Just making sure we are talking about the same lake. It's off of Aurora-Hudson Road... I didn't realize there was another lake?? I parked in the front parking lot and walked the trail that led around the lake I saw. The trail was about .7 miles long I think.


----------



## hardwaterfan (Apr 6, 2004)

the main lake is indeed extremely weedy. it looked like a forest down there using the underwatera cam. and this was in January. theres some nice gills in there. and i saw a few other things, that small pike (some kind of pike) i saw on the camera in this ice fishing report last season

the lower lake is hidden.... you have to trek through the woods to get to it...its VERY shallow and weedy. i tried to ice fish it once. in the areas i saw it was only a few feet deep. looks like at one time (long ago) it was a nice lake that maybe got silted in. it was so choked with weeds that i couldnt auger a hole without bottoming out into weeds and muck. in fact it was good ice everywhere else but the ice at this lake was bad, i put a boot through it.

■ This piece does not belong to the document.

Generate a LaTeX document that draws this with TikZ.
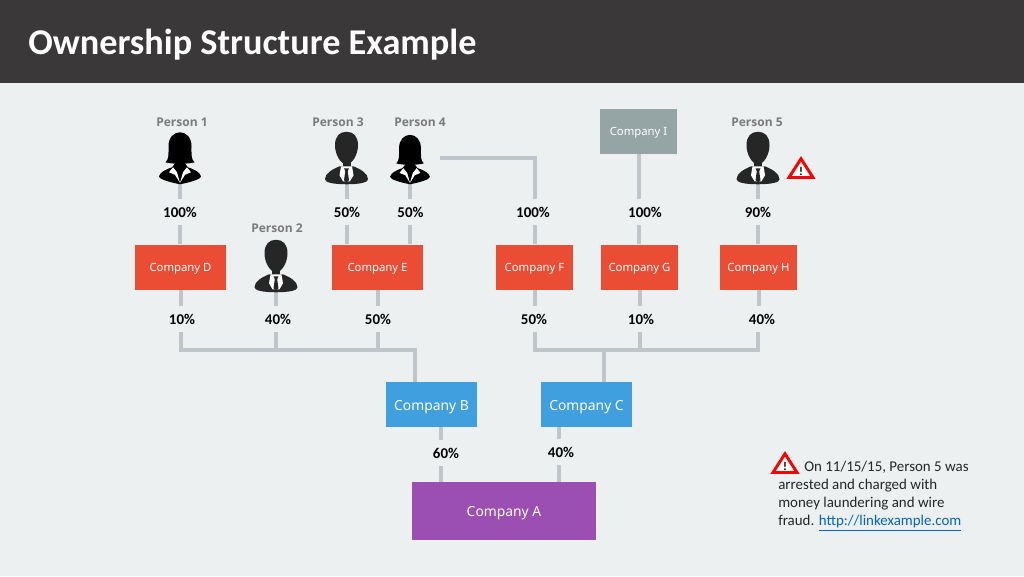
\documentclass[tikz,border=0pt]{standalone}
\usepackage{fontspec}
\setmainfont{Carlito}
\newfontfamily\uifont{Noto Sans}
\newfontfamily\labfont{Open Sans}
\definecolor{bgc}{HTML}{ECF0F1}
\definecolor{headc}{HTML}{3A3839}
\definecolor{linec}{HTML}{BFC5C8}
\definecolor{redc}{HTML}{EA4C34}
\definecolor{bluec}{HTML}{409FDF}
\definecolor{purc}{HTML}{9B4FB3}
\definecolor{greyc}{HTML}{95A5A6}
\definecolor{persc}{HTML}{7B7B7D}
\definecolor{sil}{HTML}{262626}
\definecolor{linkc}{HTML}{0563C1}
\tikzset{
  x=0.75pt,y=-0.75pt,
  company/.style={inner sep=0pt,text=white,text height=7.4pt,text depth=0pt,font=\uifont\fontsize{8.5}{10}\selectfont},
  bigco/.style={company,text height=9.4pt,font=\uifont\fontsize{10.4}{12}\selectfont},
  pct/.style={inner sep=0pt,minimum width=10pt,minimum height=18.5pt,font=\bfseries\fontsize{11.2}{12}\selectfont,text=black},
  perslabel/.style={inner sep=0pt,text=persc,font=\labfont\bfseries\fontsize{9}{10}\selectfont},
  personbox/.style={inner sep=0pt,minimum width=45pt,minimum height=39pt},
  conn/.style={draw=linec,line width=3pt},
  pics/man/.style={code={
    \fill[sil] (0,-20) .. controls (-6,-20) and (-11.5,-30) .. (-11.5,-39)
       .. controls (-11.5,-48) and (-7,-52.5) .. (0,-52.5)
       .. controls (7,-52.5) and (11.5,-48) .. (11.5,-39)
       .. controls (11.5,-30) and (6,-20) .. cycle;
    \fill[sil] (-4,-24) rectangle (4,-16);
    \fill[sil] (-21.5,-5) .. controls (-21.5,-11) and (-14,-15) .. (-7,-18)
       -- (7,-18) .. controls (14,-15) and (21.5,-11) .. (21.5,-5)
       .. controls (21.5,-2) and (14,0) .. (0,0)
       .. controls (-14,0) and (-21.5,-2) .. cycle;
    \fill[white] (-5.5,-18) -- (5.5,-18) -- (7,-9) -- (3.5,-3) -- (-3.5,-3) -- (-7,-9) -- cycle;
    \fill[sil] (-2.5,-16) -- (2.5,-16) -- (1.2,-13) -- (2.5,-4) -- (0,-2) -- (-2.5,-4) -- (-1.2,-13) -- cycle;
  }},
  pics/woman/.style={code={
    \fill[black] (-14.5,-22) .. controls (-11,-25) and (-11.5,-30) .. (-11.5,-38)
       .. controls (-11.5,-47) and (-6,-52) .. (0,-52)
       .. controls (6,-52) and (11.5,-47) .. (11.5,-38)
       .. controls (11.5,-30) and (11,-25) .. (14.5,-22)
       .. controls (8,-20) and (-8,-20) .. cycle;
    \fill[black] (-21,-8) .. controls (-20,-12) and (-14,-15) .. (-8,-17)
       -- (-4,-22) -- (4,-22) -- (8,-17) .. controls (14,-15) and (20,-12) .. (21,-8)
       .. controls (21,-5) and (10,-2) .. (0,0)
       .. controls (-10,-2) and (-21,-5) .. (-21,-8) -- cycle;
    \fill[white] (-7,-17) -- (-11,-12) -- (-5,-9.5) -- (-3.5,-7) -- (0,-1.5) -- (-3,-12) -- cycle;
    \fill[white] (7,-17) -- (11,-12) -- (5,-9.5) -- (3.5,-7) -- (0,-1.5) -- (3,-12) -- cycle;
  }},
  pics/warn/.style={code={
    \draw[draw=red,fill=white,line width=2.2pt,line join=miter]
      (0,-10.2) -- (12,8.5) -- (-12,8.5) -- cycle;
    \node[inner sep=0pt,font=\bfseries\fontsize{9}{9}\selectfont,text=black] at (0,2.5) {!};
  }}
}
\begin{document}
\begin{tikzpicture}
\useasboundingbox (0,0) rectangle (1024,576);
\fill[bgc] (0,0) rectangle (1024,576);
\fill[headc] (0,0) rectangle (1024,83);
\node[inner sep=0pt,anchor=west,text=white,font=\bfseries\fontsize{27.2}{30}\selectfont] (title) at (28,44.5) {Ownership Structure Example};

% persons
\node[personbox] (p1) at (180,158) {};
\node[personbox] (p2) at (276,266) {};
\node[personbox] (p3) at (346.5,158) {};
\node[personbox] (p4) at (410,158) {};
\node[personbox] (p5) at (758,158) {};
\node[perslabel] (n1) at (182,122) {Person 1};
\node[perslabel] (n2) at (277,228) {Person 2};
\node[perslabel] (n3) at (338,122) {Person 3};
\node[perslabel] (n4) at (420,122) {Person 4};
\node[perslabel] (n5) at (757,122) {Person 5};

% companies
\node[company,fill=greyc,minimum width=57.75pt,minimum height=33.75pt] (ci) at (638.5,131) {Company I};
\node[company,fill=redc,minimum width=68.25pt,minimum height=33.75pt] (cd) at (180.5,267) {Company D};
\node[company,fill=redc,minimum width=68.25pt,minimum height=33.75pt] (ce) at (377.5,267) {Company E};
\node[company,fill=redc,minimum width=57.75pt,minimum height=33.75pt] (cf) at (534.5,267) {Company F};
\node[company,fill=redc,minimum width=57.75pt,minimum height=33.75pt] (cg) at (639.5,267) {Company G};
\node[company,fill=redc,minimum width=57.75pt,minimum height=33.75pt] (ch) at (758.5,267) {Company H};
\node[bigco,fill=bluec,minimum width=68.25pt,minimum height=33.75pt] (cb) at (431.5,404.5) {Company B};
\node[bigco,fill=bluec,minimum width=68.25pt,minimum height=33.75pt] (cc) at (586.5,404.5) {Company C};
\node[bigco,fill=purc,minimum width=138pt,minimum height=43.5pt,text height=8pt] (ca) at (504,511) {Company A};

% percent labels
\node[pct] (l1) at (180,212) {100\%};
\node[pct] (l3) at (347,212) {50\%};
\node[pct] (l4) at (410.5,212) {50\%};
\node[pct] (l45) at (533,212) {100\%};
\node[pct] (li) at (645,212) {100\%};
\node[pct] (l5) at (758,212) {90\%};
\node[pct] (ld) at (182,319) {10\%};
\node[pct] (l2) at (278,319) {40\%};
\node[pct] (le) at (378,319) {50\%};
\node[pct] (lf) at (534,319) {50\%};
\node[pct] (lg) at (641,319) {10\%};
\node[pct] (lh) at (762,319) {40\%};
\node[pct] (lb) at (446,453) {60\%};
\node[pct] (lc) at (561,452) {40\%};

% junctions
\coordinate (j1) at (415,350);
\coordinate (j2) at (758,350);
\coordinate (j3) at (604,350);
\coordinate (xa) at (441,482);
\coordinate (xb) at (559,482);

% connectors: owners to labels and labels to companies
\draw[conn] (p1.south) -- (p1.south |- l1.north);
\draw[conn] (p1.south |- l1.south) -- (p1.south |- cd.north);
\draw[conn] (p3.south) -- (p3.south |- l3.north);
\draw[conn] (p3.south |- l3.south) -- (p3.south |- ce.north);
\draw[conn] (p4.south) -- (p4.south |- l4.north);
\draw[conn] (p4.south |- l4.south) -- (p4.south |- ce.north);
\draw[conn] (p4.east) -| (cf.north |- l45.north);
\draw[conn] (cf.north |- l45.south) -- (cf.north);
\draw[conn] (ci.south) -- (ci.south |- li.north);
\draw[conn] (ci.south |- li.south) -- (ci.south |- cg.north);
\draw[conn] (p5.south) -- (p5.south |- l5.north);
\draw[conn] (p5.south |- l5.south) -- (p5.south |- ch.north);

% companies to labels
\draw[conn] (cd.south) -- (cd.south |- ld.north);
\draw[conn] (p2.south) -- (p2.south |- l2.north);
\draw[conn] (ce.south) -- (ce.south |- le.north);
\draw[conn] (cf.south) -- (cf.south |- lf.north);
\draw[conn] (cg.south) -- (cg.south |- lg.north);
\draw[conn] (ch.south) -- (ch.south |- lh.north);

% buses
\draw[conn] (cd.south |- ld.south) |- (j1) -- (j1 |- cb.north);
\draw[conn] (p2.south |- l2.south) -- (p2.south |- j1);
\draw[conn] (ce.south |- le.south) -- (ce.south |- j1);
\draw[conn] (cf.south |- lf.south) |- (j2) -- (j2 |- lh.south);
\draw[conn] (cg.south |- lg.south) -- (cg.south |- j2);
\draw[conn] (j3) -- (j3 |- cc.north);

% into company A
\draw[conn] (xa |- cb.south) -- (xa |- lb.north);
\draw[conn] (xa |- lb.south) -- (xa |- ca.north);
\draw[conn] (xb |- cc.south) -- (xb |- lc.north);
\draw[conn] (xb |- lc.south) -- (xb |- ca.north);

% silhouettes
\pic at (p1.south) {woman};
\pic at (p2.south) {man};
\pic at (p3.south) {man};
\pic[scale=.95] at (p4.south) {woman};
\pic at (p5.south) {man};

% warnings
\pic at (801,169) {warn};
\pic at (785,464) {warn};

\node[inner sep=0pt,anchor=north west,align=left,text=black!85,font=\fontsize{11.2}{13.5}\selectfont] (note) at (778,461)
  {\hspace*{19.5pt}On 11/15/15, Person 5 was\\arrested and charged with\\money laundering and wire\\fraud. \textcolor{linkc}{\underline{http://linkexample.com}}};
\end{tikzpicture}
\end{document}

there is also a third lake WAY back along the trail. when i saw this lake it was so choked with surface vegetation that it was unfishable. im not sure if you could really call it a lake.

**** if anyone ever snags my Frabill panfish popper ice fishing rod keep it for me and ill come get it!


----------



## TritonBill (Apr 9, 2004)

The lake I'm talking about is the lake that is shaped like a race track and maybe 20 acres?


----------



## hardwaterfan (Apr 6, 2004)

20 acres? i wouldnt have guessed it to be that big....

i take 480 south to frost rd. exit, make a left, then another quick left, then a right, go down about a mile and make a left into the park. there is a main lot, with swings and a pavillion and stuff. the lake is behind that stuff. there is always an aluminum row boat chained up in the middle of the lake (on shore)

Tinkers Creek State Park.

(same place?)


----------



## TritonBill (Apr 9, 2004)

Yep, same place. 20 acres was a total guess. The DNR website says 15 acres but not sure if that's just that lake?


----------



## TritonBill (Apr 9, 2004)

Found a map:

http://www.dnr.state.oh.us/parks/parkmaps/tinker.gif


----------



## atrkyhntr (May 31, 2004)

I tried to find it Sun with my kids and could not LOL...
Maybe I'll try again another day...


----------



## TritonBill (Apr 9, 2004)

How close are you to it Clyde? I'm real close to the park during working hours.


----------



## atrkyhntr (May 31, 2004)

I'd say about 35 mins is all... I work in Solon so even closer then...
We'll hookup before next turkey season and I'll get you set up...
I am free next weekend if you have your license and somewhere close to hunt I can call for you... Let me know...
I do not plan on going out this year unless I call for someone even though I have my tag...


----------



## TritonBill (Apr 9, 2004)

I won't be turkey hunting this season. I've never purchased a hunting license since I always hunted back home in Harrison County using a landowners permit.


----------



## mkish (Apr 19, 2004)

Yea, the 2nd lake is very weedy but right now you can toss some plastics and a spinner with some success. You have to hit it now before it gets weeded over. You can see the 2nd lake from the Northwest end of the main lake trail.

Just to the left of the boat is where I hooked the large fish. I believe it had to be a bass. It hit on a shad rap.

I have also seen the small looking pike swimming near the shore weed line as I was wadding. Not sure what it is but it does resemble a pike.


----------



## TritonBill (Apr 9, 2004)

Thanks for the info mkish and hardwaterfan!


----------



## mkish (Apr 19, 2004)

Fished it today from 5:00 to 7:30 PM and caught 7 bass (weighing anywhere from 1/2 lb. to 1 1/2 lbs.). Caught em all on the North end on a Rapala Shad Rap suspended in about 5-7 ft of water.


----------



## hardwaterfan (Apr 6, 2004)

cool, good job.

none of them bass were dragging around a blue frabill panfish popper ice fishin rod by chance....?  

just kiddin...


----------